Duke Surgeon Assesses Mitral Valve Repair in Follow-Up Study

Mitral valve repair surgery at Fann Hospital (Dakar, Senegal).

Duke Chief of Cardiothoracic Surgery Peter K. Smith, MD, was co–first author of a follow-up report from a randomized trial examining the outcomes of ischemic mitral regurgitation when mitral valve repair is performed with coronary artery bypass grafting (CABG).

Published in the May 2016 issue of the New England Journal of Medicine, the trial results conclude that the addition of mitral valve repair in individuals undergoing CABG did not lead to significant differences in left ventricular reverse remodeling 2 years after the procedure when compared with CABG alone.

The multicenter trial involved 301 patients randomized to undergo CABG alone (n = 151) or CABG plus mitral valve repair (n = 150).
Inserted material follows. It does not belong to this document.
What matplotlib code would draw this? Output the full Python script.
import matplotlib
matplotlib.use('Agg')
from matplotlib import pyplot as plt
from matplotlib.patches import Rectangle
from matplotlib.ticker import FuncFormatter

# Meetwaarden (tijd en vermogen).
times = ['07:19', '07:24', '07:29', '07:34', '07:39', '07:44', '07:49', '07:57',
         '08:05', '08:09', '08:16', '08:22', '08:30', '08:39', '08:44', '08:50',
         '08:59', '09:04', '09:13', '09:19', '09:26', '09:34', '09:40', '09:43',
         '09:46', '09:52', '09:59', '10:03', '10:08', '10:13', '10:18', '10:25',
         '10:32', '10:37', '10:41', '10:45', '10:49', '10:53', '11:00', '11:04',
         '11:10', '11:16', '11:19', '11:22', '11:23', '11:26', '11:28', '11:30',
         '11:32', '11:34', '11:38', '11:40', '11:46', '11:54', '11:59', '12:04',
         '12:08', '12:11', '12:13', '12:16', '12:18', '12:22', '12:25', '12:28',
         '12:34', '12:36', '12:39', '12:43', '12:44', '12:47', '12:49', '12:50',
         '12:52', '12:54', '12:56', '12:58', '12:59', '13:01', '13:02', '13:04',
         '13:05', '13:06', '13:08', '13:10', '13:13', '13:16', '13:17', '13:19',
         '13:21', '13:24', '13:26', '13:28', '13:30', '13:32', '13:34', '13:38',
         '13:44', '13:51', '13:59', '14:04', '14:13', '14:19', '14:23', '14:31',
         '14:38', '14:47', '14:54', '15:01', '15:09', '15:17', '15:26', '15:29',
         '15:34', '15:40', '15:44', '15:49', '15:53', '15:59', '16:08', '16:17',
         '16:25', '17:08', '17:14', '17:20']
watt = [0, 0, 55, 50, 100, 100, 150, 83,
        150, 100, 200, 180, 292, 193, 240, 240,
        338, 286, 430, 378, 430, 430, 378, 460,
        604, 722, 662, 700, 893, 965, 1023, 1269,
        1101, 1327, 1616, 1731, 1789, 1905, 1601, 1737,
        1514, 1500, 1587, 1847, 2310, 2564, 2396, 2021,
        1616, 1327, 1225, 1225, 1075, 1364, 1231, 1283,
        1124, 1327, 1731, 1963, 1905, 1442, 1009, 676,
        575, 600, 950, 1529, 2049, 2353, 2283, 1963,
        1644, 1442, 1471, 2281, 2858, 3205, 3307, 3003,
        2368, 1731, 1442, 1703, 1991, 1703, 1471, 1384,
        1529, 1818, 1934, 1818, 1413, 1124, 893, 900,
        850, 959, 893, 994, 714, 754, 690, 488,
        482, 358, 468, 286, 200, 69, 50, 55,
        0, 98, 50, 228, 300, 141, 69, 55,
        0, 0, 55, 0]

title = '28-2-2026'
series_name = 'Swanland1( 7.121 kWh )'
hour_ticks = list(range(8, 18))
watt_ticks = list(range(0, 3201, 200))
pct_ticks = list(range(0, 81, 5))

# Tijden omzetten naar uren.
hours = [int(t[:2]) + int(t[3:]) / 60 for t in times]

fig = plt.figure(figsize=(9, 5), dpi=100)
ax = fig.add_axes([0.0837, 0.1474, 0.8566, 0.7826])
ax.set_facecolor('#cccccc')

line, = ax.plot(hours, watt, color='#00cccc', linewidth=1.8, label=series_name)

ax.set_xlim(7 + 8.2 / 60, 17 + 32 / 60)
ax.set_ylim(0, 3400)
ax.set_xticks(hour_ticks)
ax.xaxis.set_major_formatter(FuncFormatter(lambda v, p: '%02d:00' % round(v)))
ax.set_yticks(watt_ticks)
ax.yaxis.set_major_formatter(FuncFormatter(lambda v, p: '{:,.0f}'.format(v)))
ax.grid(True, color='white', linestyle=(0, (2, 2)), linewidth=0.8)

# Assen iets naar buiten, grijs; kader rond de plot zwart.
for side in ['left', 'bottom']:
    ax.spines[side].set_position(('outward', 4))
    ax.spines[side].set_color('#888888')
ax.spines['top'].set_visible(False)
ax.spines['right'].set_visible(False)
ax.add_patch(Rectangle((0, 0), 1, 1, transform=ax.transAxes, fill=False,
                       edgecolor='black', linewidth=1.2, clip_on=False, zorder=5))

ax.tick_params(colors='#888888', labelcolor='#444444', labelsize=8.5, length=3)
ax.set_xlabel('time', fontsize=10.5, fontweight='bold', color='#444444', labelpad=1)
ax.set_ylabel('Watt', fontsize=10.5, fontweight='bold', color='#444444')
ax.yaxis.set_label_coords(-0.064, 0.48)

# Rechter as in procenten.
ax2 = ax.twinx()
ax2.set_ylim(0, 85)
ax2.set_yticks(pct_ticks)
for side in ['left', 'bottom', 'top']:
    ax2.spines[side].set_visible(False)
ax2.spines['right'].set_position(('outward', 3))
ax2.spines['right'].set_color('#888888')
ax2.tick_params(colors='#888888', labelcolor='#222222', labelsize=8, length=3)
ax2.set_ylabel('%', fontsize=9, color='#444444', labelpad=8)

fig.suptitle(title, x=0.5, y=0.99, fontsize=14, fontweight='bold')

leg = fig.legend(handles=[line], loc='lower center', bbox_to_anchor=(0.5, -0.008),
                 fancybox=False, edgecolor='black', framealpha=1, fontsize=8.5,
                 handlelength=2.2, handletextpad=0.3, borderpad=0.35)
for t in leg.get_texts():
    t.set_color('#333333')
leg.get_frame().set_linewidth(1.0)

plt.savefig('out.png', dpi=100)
The end point of the original trial was the degree of left ventricular reverse remodeling as measured by the left ventricular end-systolic volume index on transthoracic echocardiography 1 year following randomization.

“Mitral valve repair provided a more durable correction of mitral regurgitation but did not significantly improve survival or reduce overall adverse events or readmissions,” the authors conclude.
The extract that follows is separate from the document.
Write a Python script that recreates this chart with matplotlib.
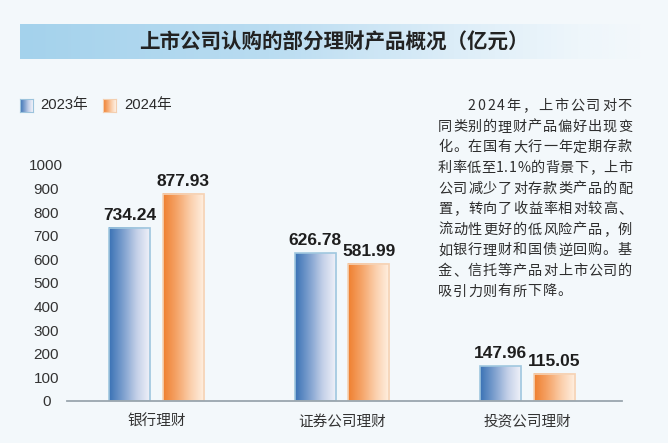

They also report that the combined procedure resulted in increased serious neurologic adverse events and supraventricular arrhythmias during the first year of treatment.

Following myocardial infarction, approximately 10% of patients develop moderate ischemic mitral regurgitation, a condition associated with reduced survival rates. “Because patients with ischemic mitral regurgitation have multivessel coronary artery disease requiring revascularization, surgeons have to consider whether to add mitral valve repair to CABG,” the authors write.
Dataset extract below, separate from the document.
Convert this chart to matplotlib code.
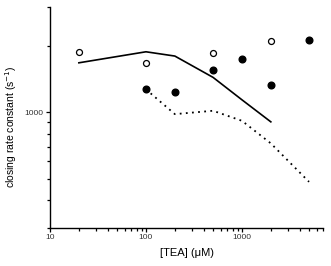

Thoracic surgeons are divided about the management of moderate ischemic mitral regurgitation at the time of CABG. Some specialists support revascularization alone for moderate regurgitation because, as the article notes, “improvements in regional and global left ventricular function and geometry after CABG can substantially reduce the degree of mitral regurgitation.”

Others advocate restrictive mitral annuloplasty repair at the time of CABG to reduce mitral leakage, which can help reduce reverse modeling and lead to a decreased risk of heart failure.

However, the addition of mitral valve repair to CABG requires open-heart exposure with an increased duration of aortic cross-clamping and cardiopulmonary bypass, which can increase perioperative risk.